The benefit is for other groups to query large engines with specialized queries, or indexing certain components, and then summarize this data, and make it available to their own searchers (and other data banks).

This can be thought of as pre-processed data.


How would you like your information retrieval oracle to bring you this message?

"We've already search everywhere for what you want, and we've found that these are the places that have the most organized occurences in their query results. SEARCH HERE"

I don't know about you, but thats the kind of information I'm looking to retrieve.

Its the classification, stupid.





What allows this to happen now?

Well, every network is effected by itself as well as other external networks and users.

The web industry has made real strides in software interoperability.

Most of the techniques that comprise the new "open platform" have been known for at least 5 to 10 years, if not much earlier in a more general form.

Hardware directly allows the information to scale, and hardware cost reduction has also allowed more users to come on board.

Someone could write a book on the emerging formats and hardware and user patterns, and what drove what.

I think it's not so important as to who is driving, but where the destination is going to be.


Lets look at this further.


What are the components?


The first compontent is a general index of resources. A resource could be a single document, a small organized group of lists, or a vast index with various levels of structure.
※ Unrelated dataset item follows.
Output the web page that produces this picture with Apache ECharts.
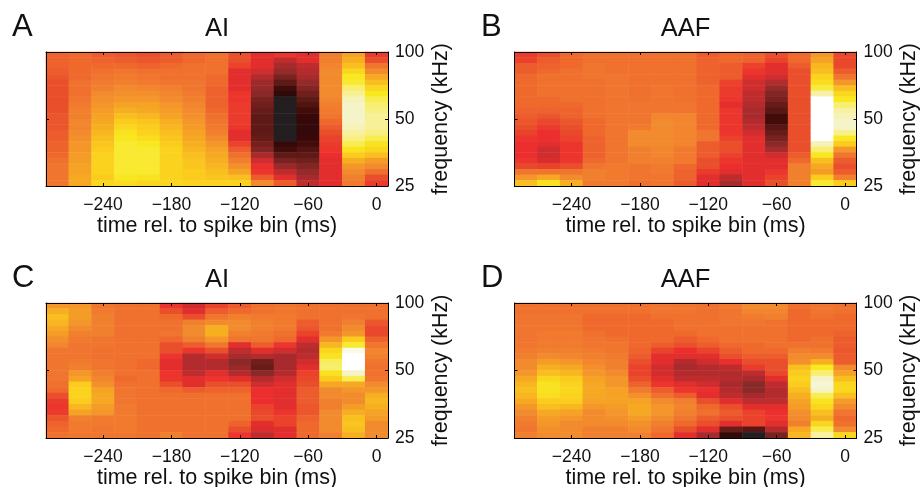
<!DOCTYPE html>
<html><head><meta charset="utf-8">
<style>html,body{margin:0;padding:0;background:#fff}#c{width:921px;height:487px}</style>
<script src="https://cdn.jsdelivr.net/npm/echarts@6/dist/echarts.min.js"></script>
</head><body><div id="c"></div>
<script>
const timeBins = ['-280','-260','-240','-220','-200','-180','-160','-140','-120','-100','-80','-60','-40','-20','0'];
const rowIds = ['r0','r1','r2','r3','r4','r5','r6','r7','r8','r9','r10','r11','r12','r13','r14','r15','r16','r17','r18','r19','r20','r21','r22','r23'];
const freqLabels = ['25','50','100'];
const panelLetters = ['A','B','C','D'];
const panelTitles = ['AI','AAF','AI','AAF'];
// each inner list is one time column, top row to bottom row (0 black ... 100 white)
const panelA = [
[53,53,53,52,51,50,50,50,50,50,50,51,51,51,52,52,53,53,54,55,56,56,56,56],
[54,54,54,54,54,55,55,55,56,57,58,58,59,59,60,61,62,62,63,63,64,64,65,65],
[52,53,54,55,56,57,58,60,61,62,63,64,65,66,67,68,69,70,71,71,71,71,70,72],
[51,52,54,56,57,58,60,61,62,64,66,68,70,72,74,75,76,76,76,76,76,76,75,73],
[50,51,53,55,56,57,59,61,62,64,65,67,69,70,71,73,75,76,76,76,76,76,74,72],
[52,52,54,55,55,56,58,59,60,62,63,64,66,67,68,69,70,71,71,71,71,71,71,72],
[54,54,55,55,55,56,56,57,58,59,60,61,62,63,64,65,66,67,68,69,69,70,70,71],
[55,55,55,55,54,54,53,53,53,53,54,55,56,57,58,60,62,64,65,66,67,68,69,71],
[50,50,48,44,44,44,44,46,46,47,47,47,47,46,44,44,48,52,55,58,61,64,68,71],
[44,44,44,42,38,34,32,30,26,24,22,20,20,20,20,22,25,28,36,42,45,46,52,60],
[46,40,36,32,26,20,12,6,0,0,0,0,0,0,0,0,8,12,20,26,33,40,44,52],
[44,44,40,38,36,32,28,24,20,16,12,10,8,8,8,10,12,16,20,24,28,32,36,40],
[58,58,59,60,60,60,60,60,59,58,57,56,54,52,50,48,47,46,45,44,44,44,44,44],
[64,66,68,72,75,76,80,84,88,90,90,90,90,88,85,82,78,74,70,66,62,60,58,57],
[47,50,56,60,65,68,72,75,78,80,82,84,84,84,82,78,74,72,68,63,60,55,50,47]
];
const panelB = [
[47,48,52,52,54,54,54,54,54,54,53,52,51,50,48,46,45,45,45,46,49,56,62,68],
[50,52,53,54,55,55,55,55,54,54,53,51,49,47,45,45,44,42,42,43,48,56,65,74],
[54,54,54,55,55,55,55,55,55,54,53,53,51,50,49,48,46,46,46,46,50,56,60,66],
[55,55,56,56,56,55,55,55,55,55,55,55,54,54,54,53,53,53,53,54,56,58,58,57],
[55,55,55,55,56,56,56,56,56,56,56,56,56,56,56,56,56,56,56,56,57,57,57,57],
[55,55,55,55,55,55,55,55,55,56,56,56,56,57,60,60,60,58,58,58,56,56,56,55],
[55,55,55,55,55,55,56,56,56,56,56,59,60,60,60,60,60,59,59,58,57,57,56,56],
[55,55,55,55,55,55,55,55,55,56,56,59,59,59,59,59,59,57,57,57,54,53,53,52],
[52,53,53,53,53,53,54,54,54,54,54,54,54,54,56,56,52,52,52,50,50,47,44,44],
[54,54,52,52,52,48,47,47,46,44,46,46,46,46,46,48,50,50,48,46,45,44,40,36],
[53,53,48,46,44,42,42,40,40,38,36,36,38,40,42,44,44,44,44,44,44,44,44,44],
[50,48,44,44,42,38,32,28,26,22,18,12,12,18,22,26,30,36,42,44,44,46,48,50],
[54,54,52,50,50,50,50,50,50,50,50,50,50,50,50,50,50,50,52,54,58,58,58,58],
[62,64,67,68,71,73,77,86,100,100,100,100,100,100,100,100,88,80,75,68,65,63,70,76],
[49,49,49,52,56,62,68,72,75,80,85,88,90,90,83,75,70,62,56,52,50,52,58,70]
];
const panelC = [
[62,66,68,67,65,63,61,59,56,56,56,56,56,56,55,54,50,47,46,47,51,53,54,55],
[62,63,63,62,60,58,57,56,56,56,57,58,62,64,70,71,71,70,67,64,58,57,57,56],
[56,57,58,58,58,58,56,56,55,55,56,56,58,59,61,64,65,65,63,62,57,57,56,56],
[55,55,55,55,55,55,55,55,55,55,55,55,55,54,55,56,56,56,57,57,57,57,57,56],
[55,55,55,55,55,55,55,55,55,55,54,54,55,55,55,55,55,55,55,55,55,55,55,55],
[46,50,54,55,55,56,54,50,50,46,44,44,46,46,50,54,55,55,55,55,55,55,55,58],
[42,44,50,58,60,60,58,52,46,38,38,38,40,44,44,52,55,55,55,55,55,55,55,55],
[48,52,56,60,66,66,62,56,50,42,38,38,44,46,50,53,55,55,55,55,55,55,55,55],
[52,54,58,60,60,58,56,44,40,36,30,33,38,44,50,53,55,55,55,55,55,53,50,46],
[55,55,57,58,58,57,56,52,44,38,24,22,30,38,42,45,45,45,48,49,50,44,43,40],
[56,56,57,57,57,55,54,46,42,36,36,36,38,42,44,44,44,44,44,46,48,48,44,44],
[55,55,55,52,51,48,44,40,38,40,42,44,48,49,50,52,52,52,51,51,53,54,54,54],
[55,55,55,55,55,57,62,67,72,74,79,80,74,70,65,60,60,58,58,60,60,60,60,58],
[55,55,56,58,60,62,70,76,95,100,100,100,90,78,65,62,60,60,63,66,68,69,68,66],
[55,55,55,51,49,49,53,56,59,58,56,55,55,56,60,62,66,67,66,64,63,60,60,60]
];
const panelD = [
[55,55,56,56,56,56,56,56,57,58,60,60,62,65,67,68,67,65,62,60,58,57,56,58],
[55,55,56,56,56,57,57,57,58,60,63,66,68,72,74,74,73,70,68,65,63,62,61,60],
[55,55,56,56,56,57,57,57,58,59,62,65,67,70,71,72,71,70,67,64,62,60,60,60],
[55,55,54,54,54,55,56,56,57,58,59,61,62,64,65,65,65,64,62,60,60,60,58,58],
[55,55,54,54,54,54,55,56,56,57,58,58,60,62,62,64,64,64,63,62,61,60,58,58],
[55,55,54,54,54,54,54,54,53,52,50,48,48,50,53,57,61,64,65,65,63,61,60,58],
[56,56,55,54,54,54,54,52,48,44,44,42,42,44,46,52,55,60,62,62,60,58,56,54],
[56,56,55,55,55,54,52,50,45,44,38,36,38,40,44,46,52,58,59,58,56,54,50,44],
[55,55,55,55,55,55,54,52,48,44,42,38,38,40,42,45,44,50,54,55,52,50,44,36],
[57,56,56,56,55,55,55,54,52,50,45,40,38,38,36,38,40,44,50,52,50,44,22,8],
[60,59,57,56,55,55,55,54,54,52,50,47,40,36,30,30,36,40,44,48,48,48,18,0],
[60,59,58,55,55,55,55,55,54,52,50,50,49,44,40,38,38,40,44,45,46,44,38,26],
[55,54,54,54,54,54,54,55,58,60,61,68,70,71,70,68,66,64,63,61,60,58,65,67],
[56,56,55,54,54,54,55,55,57,60,66,75,80,90,92,90,78,74,72,68,66,72,78,85],
[55,55,54,54,54,53,52,52,51,52,52,60,64,68,72,72,68,63,60,56,54,55,60,72]
];
const panels = [panelA, panelB, panelC, panelD];
const colorStops = ['#231f20','#2c0a0a','#3a0808','#4e1210','#5e1a16','#76201e','#8a2a28','#a42a2c','#be2c2e','#ec2e2e','#ea4f2b','#f0702e','#f28a2e','#f6a823','#fbcc1e','#f9e820','#f8ee70','#f8f0a0','#f5f3c8','#fbfae6','#ffffff'];

const FONT = '"Liberation Sans", Arial, sans-serif';
const rects = [
  {left:46, top:52, width:342, height:134, lx:7, ly:7},
  {left:514.5, top:52, width:342, height:134, lx:476, ly:7},
  {left:46, top:303, width:342, height:135, lx:7, ly:258},
  {left:514.5, top:303, width:342, height:135, lx:476, ly:258}
];
const minus = s => String(s).replace('-', '\u2212');
const keep = (i) => i % 3 === 2;
const opt = {animation:false, backgroundColor:'#fff', textStyle:{fontFamily:FONT},
  title:[], grid:[], xAxis:[], yAxis:[], series:[],
  visualMap:{show:false, type:'continuous', min:0, max:100, inRange:{color:colorStops}, seriesIndex:[0,1,2,3]}
};
const line = {show:true, onZero:false, lineStyle:{color:'#000', width:1}};
const tick = {show:true, inside:true, length:3, lineStyle:{color:'#000', width:1}};
rects.forEach((r,p)=>{
  opt.grid.push({left:r.left, top:r.top, width:r.width, height:r.height, containLabel:false, outerBoundsMode:'none'});
  const xb = opt.xAxis.length, yb = opt.yAxis.length;
  opt.xAxis.push({type:'category', gridIndex:p, position:'bottom', data:timeBins, z:5,
    axisLine:line, axisTick:{...tick, alignWithLabel:true, interval:keep},
    axisLabel:{interval:keep, formatter:minus, color:'#111', fontSize:17.5, margin:10, fontFamily:FONT},
    splitLine:{show:false},
    name:'time rel. to spike bin (ms)', nameLocation:'middle', nameGap:29,
    nameTextStyle:{fontSize:21.5, color:'#111', fontFamily:FONT, lineHeight:22}});
  opt.xAxis.push({type:'category', gridIndex:p, position:'top', data:timeBins, z:5,
    axisLine:line, axisTick:{...tick, alignWithLabel:true, interval:keep},
    axisLabel:{show:false}, splitLine:{show:false}});
  opt.yAxis.push({type:'category', gridIndex:p, data:rowIds, inverse:true, show:false});
  opt.yAxis.push({type:'value', gridIndex:p, position:'right', min:0, max:2, interval:1, z:5,
    axisLine:line, axisTick:tick, splitLine:{show:false},
    axisLabel:{formatter:v=>freqLabels[v], color:'#111', fontSize:17.5, margin:7, fontFamily:FONT, align:'left'},
    name:'frequency (kHz)', nameLocation:'middle', nameRotate:90, nameGap:42,
    nameTextStyle:{fontSize:21.5, color:'#111', fontFamily:FONT, lineHeight:22}});
  opt.yAxis.push({type:'value', gridIndex:p, position:'left', min:0, max:2, interval:1, z:5,
    axisLine:line, axisTick:tick, splitLine:{show:false}, axisLabel:{show:false}});
  const data=[];
  panels[p].forEach((col,ci)=>col.forEach((v,ri)=>data.push([ci,ri,v])));
  opt.series.push({type:'heatmap', xAxisIndex:xb, yAxisIndex:yb, data, progressive:0, itemStyle:{borderWidth:0}, emphasis:{disabled:true}});
  opt.title.push({text:panelTitles[p], left:r.left+166, top:r.top-41, textAlign:'center',
    textStyle:{fontSize:25.5, fontWeight:'normal', color:'#111', fontFamily:FONT}});
  opt.title.push({text:panelLetters[p], left:r.lx, top:r.ly, textStyle:{fontSize:31, fontWeight:'normal', color:'#111', fontFamily:FONT}});
});
const chart = echarts.init(document.getElementById('c'), null, {renderer:'canvas'});
chart.setOption(opt);
</script>
</body></html>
The network architecture for system to synchronize and communication will be implemented by the Handle system, similar to what manages the DNS servers in a non-central way.

Unlike the DNS server, there will be more layers than just the IP address and domain name.

There will be a Topic Index Layer, Various Levels of Index Broker Layers, as well the Site Broker Layer (what we currently think of as a "search engine"), and of course the documents.

This is basically a minimum of 4 tiers, with the index brokers having many levels of organization possible.

(Remember, the classification systems, known as ontologies form another independent portion, as well as the lexicon(s) used by the searcher and ontologists.)


The topic broker is the "oracle" that aims to point you in the right direction, even if that is only to another search engine of search engines. (don't worry, its going to be automatic)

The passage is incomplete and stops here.